Por: Alina Constanza Silva
En tiempos en que cualquier país se proclama “potencia mundial” de lo que sea del aguacate, del café especial, del turismo regenerativo o de los abrazos con descuento Nariño podría reclamar, sin despeinarse, un título mucho más serio: potencia mundial del champús. Sí, así como suena. Ese brebaje dorado que parece inventado por un alquimista de la alegría, pero que en realidad es herencia pura, receta de abuelas que se pasan el secreto como si fuera oro líquido.
Porque, seamos sinceros, el champús no es solo una bebida; es un acto de resistencia cultural. Mientras el mundo se reinventa en laboratorios culinarios, acá seguimos mezclando mote, piña, miel y canela como lo hacían hace décadas, y seguirá haciéndose “hasta que el cuerpo aguante”. En Nariño, el champús no se aprende: se hereda. Y quien no lo respete corre el riesgo de que la abuela lo mire con ese gesto que significa: “a este todavía le falta mundo”.
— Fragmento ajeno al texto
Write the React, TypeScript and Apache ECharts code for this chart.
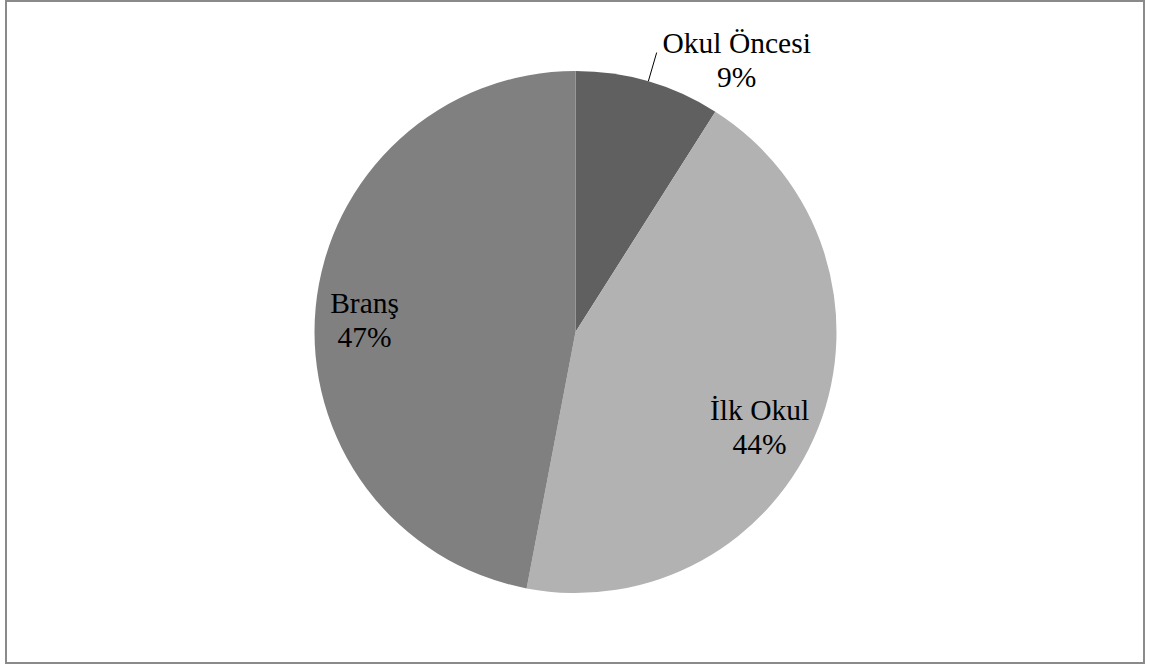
import React, { useEffect, useRef } from "react";
import * as echarts from "echarts";

const categories = ["Okul Öncesi", "İlk Okul", "Branş"];
const values = [9, 44, 47];
const colors = ["#606060", "#b2b2b2", "#808080"];

const FONT = "Liberation Serif";

export default function App() {
  const ref = useRef<HTMLDivElement>(null);
  useEffect(() => {
    if (!ref.current) return;
    const chart = echarts.init(ref.current, null, { renderer: "svg" });
    const labelOffsets: Record<number, [number, number]> = {
      1: [60, 46],
      2: [-78, 1],
    };
    const rich = {
      a: {
        width: 150,
        align: "center",
        fontSize: 29.5,
        lineHeight: 34,
        fontFamily: FONT,
        color: "#000",
      },
    };
    chart.setOption({
      animation: false,
      backgroundColor: "#fff",
      textStyle: { fontFamily: FONT },
      graphic: [
        {
          type: "rect",
          shape: { x: 6, y: 1, width: 1138, height: 662 },
          style: { fill: "none", stroke: "#8a8a8a", lineWidth: 2 },
          silent: true,
        },
      ],
      series: [
        {
          type: "pie",
          center: [575.5, 332],
          radius: 261,
          startAngle: 90,
          clockwise: true,
          avoidLabelOverlap: false,
          percentPrecision: 0,
          itemStyle: { borderWidth: 0 },
          emphasis: { disabled: true },
          label: {
            show: true,
            position: "inside",
            fontFamily: FONT,
            fontSize: 29.5,
            color: "#000",
            formatter: "{a|{b}}\n{a|{d}%}",
            rich,
          },
          labelLine: { show: false },
          labelLayout: (p: any) => {
            const o = labelOffsets[p.dataIndex];
            return o ? { dx: o[0], dy: o[1] } : {};
          },
          data: categories.map((name, i) => ({
            name,
            value: values[i],
            itemStyle: { color: colors[i] },
            ...(i === 0
              ? {
                  label: {
                    position: "outside",
                    distanceToLabelLine: 5,
                    padding: [14, 0, 0, 0],
                    fontFamily: FONT,
                    fontSize: 29.5,
                    color: "#000",
                    formatter: "{a|{b}}\n{a|{d}%}",
                    rich,
                  },
                  labelLine: {
                    show: true,
                    length: 30,
                    length2: 0,
                    lineStyle: { color: "#000", width: 1 },
                  },
                }
              : {}),
          })),
        },
      ],
    });
    return () => chart.dispose();
  }, []);
  return (
    <div
      ref={ref}
      style={{ position: "fixed", left: 0, top: 0, width: 1150, height: 666 }}
    />
  );
}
Pero si el champús es el líquido sagrado, las empanadas son la armadura. No, no son “como las de otros lados”. Son nuestras, inconfundibles: de masa perfecta, relleno generoso y, por supuesto, ají con ese picor que primero saluda y después pega. Una empanada nariñense tiene la osadía de ser única, como si dijera: “intente imitarme, pues”. Y nadie puede. Ni falta que hace.
Ahora bien, si estos manjares definen el paladar, lo que define el alma son las novenas. En otras regiones, quizás, la gente se reúne por obligación, por cumplir o por protocolo. Aquí no. Aquí las novenas son acto de familia, de reencuentro inevitable. Pueden estar bravos por política, por herencias, por ese cuñado que no devuelve las cosas; pueden tener semanas enteras sin dirigirse la palabra pero llega diciembre, suenan los villancicos, aparece la anfitriona con el champús y las empanadas, y todo mágicamente se arregla o por lo menos por apariencia intenta parecerlo.
Porque en Nariño, la reconciliación siempre tiene un pretexto delicioso
Y ahí está el verdadero secreto: no es el champús, ni la empanada, ni siquiera la novena. Es la excusa perfecta para volver a ser nosotros mismos. Para recordar que, por más terquedad y frío que nos rodee, somos un territorio que se une para cantar villancicos, reunirnos en una mesa, en una tradición que no cambia, porque no necesita cambiar.
Así que sí, ríase si quiere, pero tome nota: Nariño no solo es potencia mundial del champús. Es potencia mundial de lo que realmente importa: la familia, el sabor y ese pretexto que siempre nos vuelve a juntar.